> Task details: Your task is to output the listing word for word, with pictures excluded.

══ Source data

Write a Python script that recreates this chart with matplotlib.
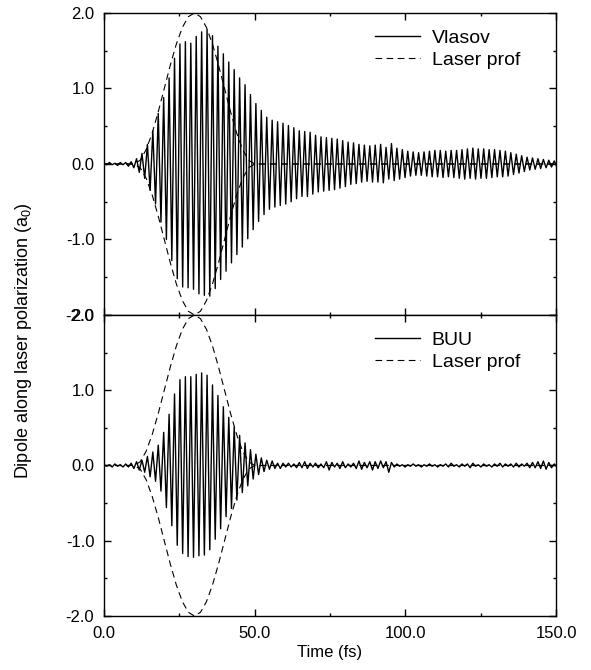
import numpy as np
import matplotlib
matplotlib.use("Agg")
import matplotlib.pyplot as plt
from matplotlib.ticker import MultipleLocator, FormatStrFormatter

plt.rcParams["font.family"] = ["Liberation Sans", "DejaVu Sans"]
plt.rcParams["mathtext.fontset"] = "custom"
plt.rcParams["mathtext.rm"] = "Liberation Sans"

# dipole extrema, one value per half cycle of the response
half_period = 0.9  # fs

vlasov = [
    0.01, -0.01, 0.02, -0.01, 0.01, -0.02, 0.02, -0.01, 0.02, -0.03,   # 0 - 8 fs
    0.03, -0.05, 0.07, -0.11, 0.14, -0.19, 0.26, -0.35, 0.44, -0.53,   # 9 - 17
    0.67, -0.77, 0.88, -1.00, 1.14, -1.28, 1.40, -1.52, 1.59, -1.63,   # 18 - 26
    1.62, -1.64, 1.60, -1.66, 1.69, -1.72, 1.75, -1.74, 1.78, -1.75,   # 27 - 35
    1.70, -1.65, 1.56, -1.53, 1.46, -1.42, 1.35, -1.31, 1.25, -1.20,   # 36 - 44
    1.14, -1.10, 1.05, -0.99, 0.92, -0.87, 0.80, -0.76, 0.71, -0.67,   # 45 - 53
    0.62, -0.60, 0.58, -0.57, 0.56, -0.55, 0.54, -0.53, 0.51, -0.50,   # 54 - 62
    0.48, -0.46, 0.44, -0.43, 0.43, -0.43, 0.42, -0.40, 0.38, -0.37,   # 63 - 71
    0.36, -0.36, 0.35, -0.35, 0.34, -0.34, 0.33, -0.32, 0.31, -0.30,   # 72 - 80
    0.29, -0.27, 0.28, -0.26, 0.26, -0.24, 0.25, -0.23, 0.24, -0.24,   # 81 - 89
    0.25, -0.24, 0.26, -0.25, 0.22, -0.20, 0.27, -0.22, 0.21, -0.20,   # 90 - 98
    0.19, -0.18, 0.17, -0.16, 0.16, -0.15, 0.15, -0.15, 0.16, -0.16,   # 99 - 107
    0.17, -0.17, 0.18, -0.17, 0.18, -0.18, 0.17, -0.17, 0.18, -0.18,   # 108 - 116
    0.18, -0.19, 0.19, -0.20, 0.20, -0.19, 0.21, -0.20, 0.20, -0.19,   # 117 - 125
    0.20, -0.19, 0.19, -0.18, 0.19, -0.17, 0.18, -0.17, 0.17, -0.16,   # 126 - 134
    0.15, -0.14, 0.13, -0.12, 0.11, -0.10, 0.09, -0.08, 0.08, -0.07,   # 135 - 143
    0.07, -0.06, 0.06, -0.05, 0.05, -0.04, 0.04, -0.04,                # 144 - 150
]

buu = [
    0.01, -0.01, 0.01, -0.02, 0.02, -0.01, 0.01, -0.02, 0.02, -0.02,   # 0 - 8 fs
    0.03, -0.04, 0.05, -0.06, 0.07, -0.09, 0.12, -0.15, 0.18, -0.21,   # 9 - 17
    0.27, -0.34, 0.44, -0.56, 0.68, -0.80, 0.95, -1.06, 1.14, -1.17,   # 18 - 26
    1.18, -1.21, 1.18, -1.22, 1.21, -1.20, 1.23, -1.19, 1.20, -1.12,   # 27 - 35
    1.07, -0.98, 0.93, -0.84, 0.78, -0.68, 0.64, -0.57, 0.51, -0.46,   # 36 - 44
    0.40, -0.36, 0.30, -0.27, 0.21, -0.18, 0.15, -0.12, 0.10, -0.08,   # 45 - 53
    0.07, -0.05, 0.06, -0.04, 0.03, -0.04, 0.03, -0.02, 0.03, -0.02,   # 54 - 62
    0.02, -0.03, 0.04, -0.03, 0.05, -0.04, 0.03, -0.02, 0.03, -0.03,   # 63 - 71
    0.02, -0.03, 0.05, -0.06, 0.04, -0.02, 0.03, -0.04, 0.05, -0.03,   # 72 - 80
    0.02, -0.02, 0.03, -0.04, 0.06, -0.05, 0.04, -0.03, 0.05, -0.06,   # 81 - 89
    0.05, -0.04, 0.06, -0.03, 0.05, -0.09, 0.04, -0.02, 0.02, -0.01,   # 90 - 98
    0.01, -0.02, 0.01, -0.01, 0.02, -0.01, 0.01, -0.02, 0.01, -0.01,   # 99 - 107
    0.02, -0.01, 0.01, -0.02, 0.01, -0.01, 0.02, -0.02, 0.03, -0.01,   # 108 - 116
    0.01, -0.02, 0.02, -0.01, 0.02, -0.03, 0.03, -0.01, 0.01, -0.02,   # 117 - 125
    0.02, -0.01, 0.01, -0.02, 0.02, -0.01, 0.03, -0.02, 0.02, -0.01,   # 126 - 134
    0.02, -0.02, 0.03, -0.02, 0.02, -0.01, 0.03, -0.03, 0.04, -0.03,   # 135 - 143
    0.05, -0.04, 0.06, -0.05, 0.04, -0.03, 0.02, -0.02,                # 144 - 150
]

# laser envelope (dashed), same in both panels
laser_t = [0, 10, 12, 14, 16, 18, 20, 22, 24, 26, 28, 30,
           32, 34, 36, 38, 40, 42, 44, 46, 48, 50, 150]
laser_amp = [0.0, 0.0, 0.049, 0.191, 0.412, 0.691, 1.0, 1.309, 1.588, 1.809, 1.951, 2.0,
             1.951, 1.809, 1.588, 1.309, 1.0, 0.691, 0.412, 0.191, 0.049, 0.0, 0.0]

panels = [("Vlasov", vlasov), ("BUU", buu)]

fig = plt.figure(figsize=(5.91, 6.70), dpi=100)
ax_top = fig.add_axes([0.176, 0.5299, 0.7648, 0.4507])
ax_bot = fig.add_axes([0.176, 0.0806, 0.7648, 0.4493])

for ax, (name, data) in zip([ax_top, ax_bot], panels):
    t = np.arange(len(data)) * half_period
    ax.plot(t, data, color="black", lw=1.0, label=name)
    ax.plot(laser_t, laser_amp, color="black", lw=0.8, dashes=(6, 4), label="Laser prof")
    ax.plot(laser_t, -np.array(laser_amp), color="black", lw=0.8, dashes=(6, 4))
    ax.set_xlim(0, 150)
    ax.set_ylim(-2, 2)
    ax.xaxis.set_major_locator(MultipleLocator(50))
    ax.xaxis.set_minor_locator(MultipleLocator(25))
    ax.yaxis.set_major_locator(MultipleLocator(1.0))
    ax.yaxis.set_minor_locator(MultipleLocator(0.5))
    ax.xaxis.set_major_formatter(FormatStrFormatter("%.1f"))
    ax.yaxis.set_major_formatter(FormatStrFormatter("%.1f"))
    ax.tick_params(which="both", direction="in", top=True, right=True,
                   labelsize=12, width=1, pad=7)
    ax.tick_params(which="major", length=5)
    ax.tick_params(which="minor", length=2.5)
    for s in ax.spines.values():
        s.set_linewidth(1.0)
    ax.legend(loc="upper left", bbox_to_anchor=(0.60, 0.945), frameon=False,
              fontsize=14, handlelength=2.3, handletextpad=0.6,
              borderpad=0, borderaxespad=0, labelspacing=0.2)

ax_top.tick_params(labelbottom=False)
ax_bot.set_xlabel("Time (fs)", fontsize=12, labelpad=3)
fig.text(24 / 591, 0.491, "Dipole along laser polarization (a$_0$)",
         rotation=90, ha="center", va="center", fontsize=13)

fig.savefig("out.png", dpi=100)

════

> Solved exercise:
Write a Python script that recreates this chart with matplotlib.
import numpy as np
import matplotlib
matplotlib.use("Agg")
import matplotlib.pyplot as plt
from matplotlib.ticker import MultipleLocator, FormatStrFormatter

plt.rcParams["font.family"] = ["Liberation Sans", "DejaVu Sans"]
plt.rcParams["mathtext.fontset"] = "custom"
plt.rcParams["mathtext.rm"] = "Liberation Sans"

# dipole extrema, one value per half cycle of the response
half_period = 0.9  # fs

vlasov = [
    0.01, -0.01, 0.02, -0.01, 0.01, -0.02, 0.02, -0.01, 0.02, -0.03,   # 0 - 8 fs
    0.03, -0.05, 0.07, -0.11, 0.14, -0.19, 0.26, -0.35, 0.44, -0.53,   # 9 - 17
    0.67, -0.77, 0.88, -1.00, 1.14, -1.28, 1.40, -1.52, 1.59, -1.63,   # 18 - 26
    1.62, -1.64, 1.60, -1.66, 1.69, -1.72, 1.75, -1.74, 1.78, -1.75,   # 27 - 35
    1.70, -1.65, 1.56, -1.53, 1.46, -1.42, 1.35, -1.31, 1.25, -1.20,   # 36 - 44
    1.14, -1.10, 1.05, -0.99, 0.92, -0.87, 0.80, -0.76, 0.71, -0.67,   # 45 - 53
    0.62, -0.60, 0.58, -0.57, 0.56, -0.55, 0.54, -0.53, 0.51, -0.50,   # 54 - 62
    0.48, -0.46, 0.44, -0.43, 0.43, -0.43, 0.42, -0.40, 0.38, -0.37,   # 63 - 71
    0.36, -0.36, 0.35, -0.35, 0.34, -0.34, 0.33, -0.32, 0.31, -0.30,   # 72 - 80
    0.29, -0.27, 0.28, -0.26, 0.26, -0.24, 0.25, -0.23, 0.24, -0.24,   # 81 - 89
    0.25, -0.24, 0.26, -0.25, 0.22, -0.20, 0.27, -0.22, 0.21, -0.20,   # 90 - 98
    0.19, -0.18, 0.17, -0.16, 0.16, -0.15, 0.15, -0.15, 0.16, -0.16,   # 99 - 107
    0.17, -0.17, 0.18, -0.17, 0.18, -0.18, 0.17, -0.17, 0.18, -0.18,   # 108 - 116
    0.18, -0.19, 0.19, -0.20, 0.20, -0.19, 0.21, -0.20, 0.20, -0.19,   # 117 - 125
    0.20, -0.19, 0.19, -0.18, 0.19, -0.17, 0.18, -0.17, 0.17, -0.16,   # 126 - 134
    0.15, -0.14, 0.13, -0.12, 0.11, -0.10, 0.09, -0.08, 0.08, -0.07,   # 135 - 143
    0.07, -0.06, 0.06, -0.05, 0.05, -0.04, 0.04, -0.04,                # 144 - 150
]

buu = [
    0.01, -0.01, 0.01, -0.02, 0.02, -0.01, 0.01, -0.02, 0.02, -0.02,   # 0 - 8 fs
    0.03, -0.04, 0.05, -0.06, 0.07, -0.09, 0.12, -0.15, 0.18, -0.21,   # 9 - 17
    0.27, -0.34, 0.44, -0.56, 0.68, -0.80, 0.95, -1.06, 1.14, -1.17,   # 18 - 26
    1.18, -1.21, 1.18, -1.22, 1.21, -1.20, 1.23, -1.19, 1.20, -1.12,   # 27 - 35
    1.07, -0.98, 0.93, -0.84, 0.78, -0.68, 0.64, -0.57, 0.51, -0.46,   # 36 - 44
    0.40, -0.36, 0.30, -0.27, 0.21, -0.18, 0.15, -0.12, 0.10, -0.08,   # 45 - 53
    0.07, -0.05, 0.06, -0.04, 0.03, -0.04, 0.03, -0.02, 0.03, -0.02,   # 54 - 62
    0.02, -0.03, 0.04, -0.03, 0.05, -0.04, 0.03, -0.02, 0.03, -0.03,   # 63 - 71
    0.02, -0.03, 0.05, -0.06, 0.04, -0.02, 0.03, -0.04, 0.05, -0.03,   # 72 - 80
    0.02, -0.02, 0.03, -0.04, 0.06, -0.05, 0.04, -0.03, 0.05, -0.06,   # 81 - 89
    0.05, -0.04, 0.06, -0.03, 0.05, -0.09, 0.04, -0.02, 0.02, -0.01,   # 90 - 98
    0.01, -0.02, 0.01, -0.01, 0.02, -0.01, 0.01, -0.02, 0.01, -0.01,   # 99 - 107
    0.02, -0.01, 0.01, -0.02, 0.01, -0.01, 0.02, -0.02, 0.03, -0.01,   # 108 - 116
    0.01, -0.02, 0.02, -0.01, 0.02, -0.03, 0.03, -0.01, 0.01, -0.02,   # 117 - 125
    0.02, -0.01, 0.01, -0.02, 0.02, -0.01, 0.03, -0.02, 0.02, -0.01,   # 126 - 134
    0.02, -0.02, 0.03, -0.02, 0.02, -0.01, 0.03, -0.03, 0.04, -0.03,   # 135 - 143
    0.05, -0.04, 0.06, -0.05, 0.04, -0.03, 0.02, -0.02,                # 144 - 150
]

# laser envelope (dashed), same in both panels
laser_t = [0, 10, 12, 14, 16, 18, 20, 22, 24, 26, 28, 30,
           32, 34, 36, 38, 40, 42, 44, 46, 48, 50, 150]
laser_amp = [0.0, 0.0, 0.049, 0.191, 0.412, 0.691, 1.0, 1.309, 1.588, 1.809, 1.951, 2.0,
             1.951, 1.809, 1.588, 1.309, 1.0, 0.691, 0.412, 0.191, 0.049, 0.0, 0.0]

panels = [("Vlasov", vlasov), ("BUU", buu)]

fig = plt.figure(figsize=(5.91, 6.70), dpi=100)
ax_top = fig.add_axes([0.176, 0.5299, 0.7648, 0.4507])
ax_bot = fig.add_axes([0.176, 0.0806, 0.7648, 0.4493])

for ax, (name, data) in zip([ax_top, ax_bot], panels):
    t = np.arange(len(data)) * half_period
    ax.plot(t, data, color="black", lw=1.0, label=name)
    ax.plot(laser_t, laser_amp, color="black", lw=0.8, dashes=(6, 4), label="Laser prof")
    ax.plot(laser_t, -np.array(laser_amp), color="black", lw=0.8, dashes=(6, 4))
    ax.set_xlim(0, 150)
    ax.set_ylim(-2, 2)
    ax.xaxis.set_major_locator(MultipleLocator(50))
    ax.xaxis.set_minor_locator(MultipleLocator(25))
    ax.yaxis.set_major_locator(MultipleLocator(1.0))
    ax.yaxis.set_minor_locator(MultipleLocator(0.5))
    ax.xaxis.set_major_formatter(FormatStrFormatter("%.1f"))
    ax.yaxis.set_major_formatter(FormatStrFormatter("%.1f"))
    ax.tick_params(which="both", direction="in", top=True, right=True,
                   labelsize=12, width=1, pad=7)
    ax.tick_params(which="major", length=5)
    ax.tick_params(which="minor", length=2.5)
    for s in ax.spines.values():
        s.set_linewidth(1.0)
    ax.legend(loc="upper left", bbox_to_anchor=(0.60, 0.945), frameon=False,
              fontsize=14, handlelength=2.3, handletextpad=0.6,
              borderpad=0, borderaxespad=0, labelspacing=0.2)

ax_top.tick_params(labelbottom=False)
ax_bot.set_xlabel("Time (fs)", fontsize=12, labelpad=3)
fig.text(24 / 591, 0.491, "Dipole along laser polarization (a$_0$)",
         rotation=90, ha="center", va="center", fontsize=13)

fig.savefig("out.png", dpi=100)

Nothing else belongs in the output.